Joshua: Thanks. (He starts to leave) Maybe I’ll see in the spring, with the uh, y’know, for the uh, bathing suits.
Rachel: Oh well, you don’t want to do that now?!
Joshua: Ah, that’s okay, thanks.
Rachel: Okay.
Joshua: Anyway, hopefully, I’ll see you around sometime. (He goes out the door.)
Rachel: Basketball!
Joshua: (coming back in) I’m sorry.
Rachel: I uh, I have two tickets to the Knicks game tonight if you’re interested, just as a thank you for this week.
Joshua: Wow! That would be great.
Rachel: Really?
Joshua: Yeah, that would be fantastic! My-my nephew is crazy about the Knicks! This is fantastic, thank you so much Rachel. (He takes the tickets and leaves as Mr. Waltham returns.)
Mr. Waltham: Good morning.
Joshua: Hi!
(Mr. Waltham admires Joshua’s butt as he leaves.)
[Scene: Kathy’s apartment, Chandler is knocking on the door.]
Kathy: (opening the door) Hey.
Chandler: Hey. I just, I just wanted to come over to-to say that I’m sorry. Y’know? I know I acted like the biggest idiot in the world, and I can completely understand why you were so upset.
Kathy: Oh wow. I really wish you’d call me.
Chandler: Yeah, I know, I-I wish I had too, but y’know I-I think this is a good thing. Y'know? ‘Cause we’ve had our first fight, and now we can move on. Y’know, I know for me—(Notices a pair of men’s pants on the chair.) Nick’s pants?
Kathy: Yeah.
Chandler: Yeah. Well, I think our second fight is going to be a big one!
[Scene: Monica and Rachel's, erm, Chandler and Joey's, Joey is debriefing Rachel on her rejection earlier that day and telling her what she should’ve done. Ross and Phoebe are watching.]

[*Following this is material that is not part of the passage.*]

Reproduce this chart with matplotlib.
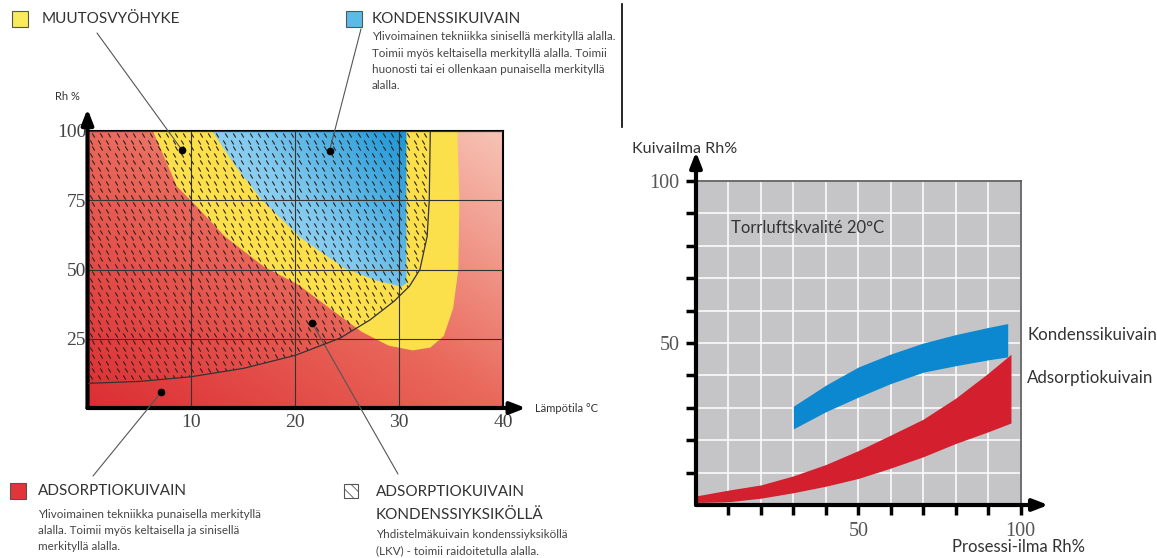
import numpy as np
import matplotlib

matplotlib.use("Agg")
import matplotlib.pyplot as plt
from matplotlib.colors import LinearSegmentedColormap
from matplotlib.lines import Line2D
from matplotlib.patches import Polygon, Rectangle
from matplotlib.path import Path

# ---- left chart: operating zones (temperature vs Rh) ----
yellow_t = [6.3, 8.6, 10.2, 13.2, 17.0, 20.3, 23.5, 26.4, 29.0, 31.3, 33.0, 34.3, 35.2, 35.7, 35.8, 35.6]
yellow_rh = [100, 80, 74, 62, 51, 44.5, 35.5, 27.5, 22.5, 20.8, 21.8, 26, 36, 50, 75, 100]

blue_t = [12.0, 14.3, 16.8, 20.5, 24.7, 27.8, 30.2, 30.7, 30.7]
blue_rh = [100, 87, 75, 61.5, 50.5, 46, 43.8, 45, 100]

hatch_t = [0, 5, 10, 15, 20, 24.3, 27.2, 29.5, 31.0, 32.0, 32.7, 32.9, 33.0]
hatch_rh = [8.9, 9.6, 11.3, 14.3, 19, 25.2, 31.8, 38.5, 44, 50, 62, 75, 100]

dot_t = [9.1, 23.3, 7.1, 21.6]
dot_rh = [93.1, 92.9, 5.7, 30.8]

temp_ticks = [10, 20, 30, 40]
rh_ticks = [25, 50, 75, 100]

# ---- right chart: dry-air quality at 20 C ----
kond_x = [30, 40, 50, 60, 70, 80, 90, 96]
kond_hi = [30.5, 37.0, 42.6, 46.6, 50.0, 52.6, 54.8, 56.0]
kond_lo = [23.5, 28.8, 33.3, 37.5, 41.0, 43.0, 44.8, 45.7]

ads_x = [0, 10, 20, 30, 40, 50, 60, 70, 80, 90, 97]
ads_hi = [2.8, 4.6, 6.2, 9.0, 12.5, 16.8, 21.6, 26.5, 33.0, 40.7, 46.5]
ads_lo = [0.8, 1.0, 2.1, 3.8, 5.8, 8.2, 11.4, 14.9, 19.0, 22.6, 25.3]

proc_ticks = list(range(10, 101, 10))
proc_labels = ["" if v not in (50, 100) else str(v) for v in proc_ticks]

W, H = 1157, 558
plt.rcParams["font.family"] = ["Lato", "DejaVu Sans"]
fig = plt.figure(figsize=(W / 100, H / 100), dpi=100)


def fx(x):
    return x / W


def fy(y):
    return 1 - y / H


TXT = "#333333"
SUB = "#444444"

# ================= left chart =================
ax = fig.add_axes([fx(87.5), fy(408), (503 - 87.5) / W, (408 - 131) / H])
ax.set_xlim(0, 40)
ax.set_ylim(0, 100)

tt, rr = np.meshgrid(np.linspace(0, 40, 240), np.linspace(0, 100, 240))
red_cmap = LinearSegmentedColormap.from_list("red", ["#dc2e34", "#e9685b", "#f7c4b6"])
ax.imshow((tt / 40 + rr / 100) / 2, origin="lower", extent=[0, 40, 0, 100],
          aspect="auto", cmap=red_cmap, zorder=0)

ax.add_patch(Polygon(np.column_stack([yellow_t, yellow_rh]), closed=True,
                     fc="#fbe04b", ec="none", zorder=1))

blue_patch = Polygon(np.column_stack([blue_t, blue_rh]), closed=True, fc="none", ec="none")
ax.add_patch(blue_patch)
blue_cmap = LinearSegmentedColormap.from_list("blue", ["#b8e2f6", "#80c9ee", "#1893d4"])
bgrad = np.clip(0.6 * (tt - 12) / 19 + 0.4 * (rr - 43) / 57, 0, 1)
im = ax.imshow(bgrad, origin="lower", extent=[0, 40, 0, 100], aspect="auto",
               cmap=blue_cmap, zorder=2)
im.set_clip_path(blue_patch)

# dashed texture of the combined-dryer zone
hatch_patch = Polygon(np.column_stack([hatch_t + [0], hatch_rh + [100]]), closed=True,
                      fc="none", ec="none")
ax.add_patch(hatch_patch)
hx, hy = np.meshgrid(np.arange(0.3, 40, 0.8), np.arange(1.2, 100, 2.5))
hx[1::2] += 0.2
dash = Path([(-0.3, 0.5), (0.3, -0.5)], [Path.MOVETO, Path.LINETO])
dl, = ax.plot(hx.ravel(), hy.ravel(), ls="none", marker=dash, ms=3.0, mew=0.8,
              mec="#2e2222", zorder=3)
dl.set_clip_path(hatch_patch)
ax.plot(hatch_t, hatch_rh, color="#333333", lw=0.9, zorder=4)

ax.set_xticks(temp_ticks)
ax.set_yticks(rh_ticks)
ax.set_axisbelow(False)
ax.grid(True, color="#333333", lw=0.8)
ax.tick_params(length=0, labelsize=14, colors="#444444", pad=1)
ax.tick_params(axis="x", pad=4)
for lbl in ax.get_xticklabels() + ax.get_yticklabels():
    lbl.set_fontfamily("Liberation Serif")
for s in ("top", "right"):
    ax.spines[s].set_linewidth(1.5)
for s in ("left", "bottom"):
    ax.spines[s].set_visible(False)

arrow = dict(arrowstyle="-|>,head_length=0.9,head_width=0.35", lw=3, color="k",
             shrinkA=0, shrinkB=0)
ax.annotate("", xy=(1.055, 0), xytext=(0, 0), xycoords="axes fraction", arrowprops=arrow,
            annotation_clip=False)
ax.annotate("", xy=(0, 1.08), xytext=(0, 0), xycoords="axes fraction", arrowprops=arrow,
            annotation_clip=False)

ax.plot(dot_t, dot_rh, "o", color="k", ms=4.5, zorder=6)
leader_ends = [(97, 33), (361, 29), (93, 476), (398, 474)]
for t, r, (lx, ly) in zip(dot_t, dot_rh, leader_ends):
    ax.annotate("", xy=(t, r), xytext=(lx, H - ly), textcoords="figure pixels",
                arrowprops=dict(arrowstyle="-", color="#555555", lw=0.8, shrinkA=0, shrinkB=0),
                annotation_clip=False)

fig.text(fx(55), fy(97), "Rh %", size=8, color=TXT, va="center")
fig.text(fx(535), fy(408), "Lämpötila °C", size=8, color=TXT, va="center")


# legend squares
def square(x0, y0, size, fc, hatch=None):
    fig.add_artist(Rectangle((fx(x0), fy(y0 + size)), size / W, size / H,
                             transform=fig.transFigure, fc=fc, ec="#555555", lw=0.8,
                             hatch=hatch))


square(12, 11, 16, "#f9ea5e")
square(346, 11, 16, "#5bbbe8")
square(10, 483, 16, "#e1353b")
plt.rcParams["hatch.linewidth"] = 0.6
plt.rcParams["hatch.color"] = "#666666"
square(344, 484, 14, "white", hatch="\\\\\\")

fig.text(fx(42), fy(19), "MUUTOSVYÖHYKE", size=11, color=TXT, va="center")
fig.text(fx(372), fy(19), "KONDENSSIKUIVAIN", size=11, color=TXT, va="center")
kond_lines = ["Ylivoimainen tekniikka sinisellä merkityllä alalla.",
              "Toimii myös keltaisella merkityllä alalla. Toimii",
              "huonosti tai ei ollenkaan punaisella merkityllä",
              "alalla."]
for i, s in enumerate(kond_lines):
    fig.text(fx(372), fy(37 + 16.3 * i), s, size=8.4, color=SUB, va="center")

fig.text(fx(38), fy(491), "ADSORPTIOKUIVAIN", size=11, color=TXT, va="center")
ads_lines = ["Ylivoimainen tekniikka punaisella merkityllä",
             "alalla. Toimii myös keltaisella ja sinisellä",
             "merkityllä alalla."]
for i, s in enumerate(ads_lines):
    fig.text(fx(38), fy(514 + 16.3 * i), s, size=8.4, color=SUB, va="center")

fig.text(fx(376), fy(492), "ADSORPTIOKUIVAIN", size=11, color=TXT, va="center")
fig.text(fx(376), fy(515), "KONDENSSIYKSIKÖLLÄ", size=11, color=TXT, va="center")
lkv_lines = ["Yhdistelmäkuivain kondenssiyksiköllä",
             "(LKV) - toimii raidoitetulla alalla."]
for i, s in enumerate(lkv_lines):
    fig.text(fx(376), fy(534 + 16.3 * i), s, size=8.4, color=SUB, va="center")

fig.add_artist(Line2D([fx(622), fx(622)], [fy(4), fy(127)], transform=fig.transFigure,
                      color="k", lw=1.2))

# ================= right chart =================
ax2 = fig.add_axes([fx(696), fy(505), 324.7 / W, 324 / H])
ax2.set_xlim(0, 100)
ax2.set_ylim(0, 100)
ax2.set_facecolor("#c5c5c8")
ax2.set_xticks(proc_ticks)
ax2.set_xticklabels(proc_labels)
ax2.set_yticks(proc_ticks)
ax2.set_yticklabels(proc_labels)
ax2.grid(True, color="white", lw=1.1)
ax2.tick_params(direction="out", length=7, width=2.5, color="k", labelsize=14.5,
                labelcolor="#555555", pad=5)
for lbl in ax2.get_xticklabels() + ax2.get_yticklabels():
    lbl.set_fontfamily("Liberation Serif")
for s in ("top", "right"):
    ax2.spines[s].set_linewidth(1.2)
    ax2.spines[s].set_color("#555555")
for s in ("left", "bottom"):
    ax2.spines[s].set_visible(False)

ax2.fill_between(kond_x, kond_lo, kond_hi, color="#0b88d0", lw=0, zorder=3)
ax2.fill_between(ads_x, ads_lo, ads_hi, color="#d41f2e", lw=0, zorder=3)

ax2.annotate("", xy=(1.085, 0), xytext=(0, 0), xycoords="axes fraction", arrowprops=arrow,
             annotation_clip=False)
ax2.annotate("", xy=(0, 1.09), xytext=(0, 0), xycoords="axes fraction", arrowprops=arrow,
             annotation_clip=False)

ax2.text(10.8, 85.5, "Torrluftskvalité 20°C", size=12, color=TXT, va="center")
ax2.text(102, 52.5, "Kondenssikuivain", size=12.2, color=TXT, va="center", clip_on=False)
ax2.text(102, 39.2, "Adsorptiokuivain", size=12.2, color=TXT, va="center", clip_on=False)
fig.text(fx(632), fy(149), "Kuivailma Rh%", size=11.6, color=TXT, va="center")
fig.text(fx(1085), fy(547), "Prosessi-ilma Rh%", size=12, color=TXT, va="center", ha="right")

fig.savefig("out.png", dpi=100)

Joey: Okay, for next time, what do you say?
Rachel: I have an extra ticket. An extra ticket. Not, two tickets, I have an extra ticket.
Ross: So the first time you ask a guy out, he-he turns you down?
Rachel: He didn’t turn me down! He’s at the game isn’t he? I got the date, I’m just not on it!
Monica: (entering) Okay, it’s ready. Come on.
Joey: What’s ready?
Monica: Just come.
(They all go over to her apartment.)
Ross: Oh my God!
Rachel: Wow! Monica!
Phoebe: Great!
Ross: This is beautiful!
(She has cleaned it, completely redecorated it, removed the carpet, and polished the floor.)
Phoebe: Oh did you—what did you—did you work for two days straight?
Monica: Pretty much. (to Joey) So, what do you, what do you think of the floor?
Joey: I don’t know, it looks the same.
Monica: You used to have carpet.
Joey: Oh yeah!
Monica: So I made snacks. Please, just hang out okay? I’m just gonna rest my eyes just a little bit.
Ross: Look, Mon, do you want us to uh, come back later?
Monica: Oh no-no-no, stay, stay, stay, just keep talking. I’m always the hostess.
(Chandler returns.)
Ross: Hey!
Joey: How’d it go?
Chandler: Well, she wasn’t sleeping with him.
Phoebe: Oh good!
Chandler: She is now.
Ross: What are you saying?
Chandler: I’m saying that she… is a devil woman! Y’know I mean you think you know someone and then they turn around and they sleep with Nick! Nick, with his rock hard pecs, and his giant man-nipples! I hate him, I hate her! Well, I don’t hate her, I love her. This is all my fault really.
Phoebe: How? How is your fault?
Chandler: Because, I-I should’ve called! Y’know if I had just called her after our big, stupid fight, she never would’ve gone out with Nick, and they would’ve ended up in bed together. I threw her at his man nipples!
Rachel: Honey, this is not your fault, just because you guys had a fight, it does not justify her sleeping with someone.
Ross: Well, if-if she thought they were on a break…
(They all turn and glare at him.)
CLOSING CREDITS
[Scene: Bloomingdale’s, Rachel is sitting at her desk as Mr. Waltham comes in.]
Mr. Waltham: Rachel, one of your customers seems to have left his billfold. A Joshua Bergen.
Rachel: Really?
Mr. Waltham: Will you call him?
Rachel: Yes! I will! Absolutely! (She takes out his license and her license and holds them face to face with each other. She then proceeds to act like Dark Helmut in Spaceballs, and mimic a conversation between the two of them.) Hello, Rachel. Hi, Joshua. I left my wallet here on purpose. Really? Yes, I just wanted to see you again. Oh, I’m glad. Rachel, I’d like to say something to you. Yes? How you doin’?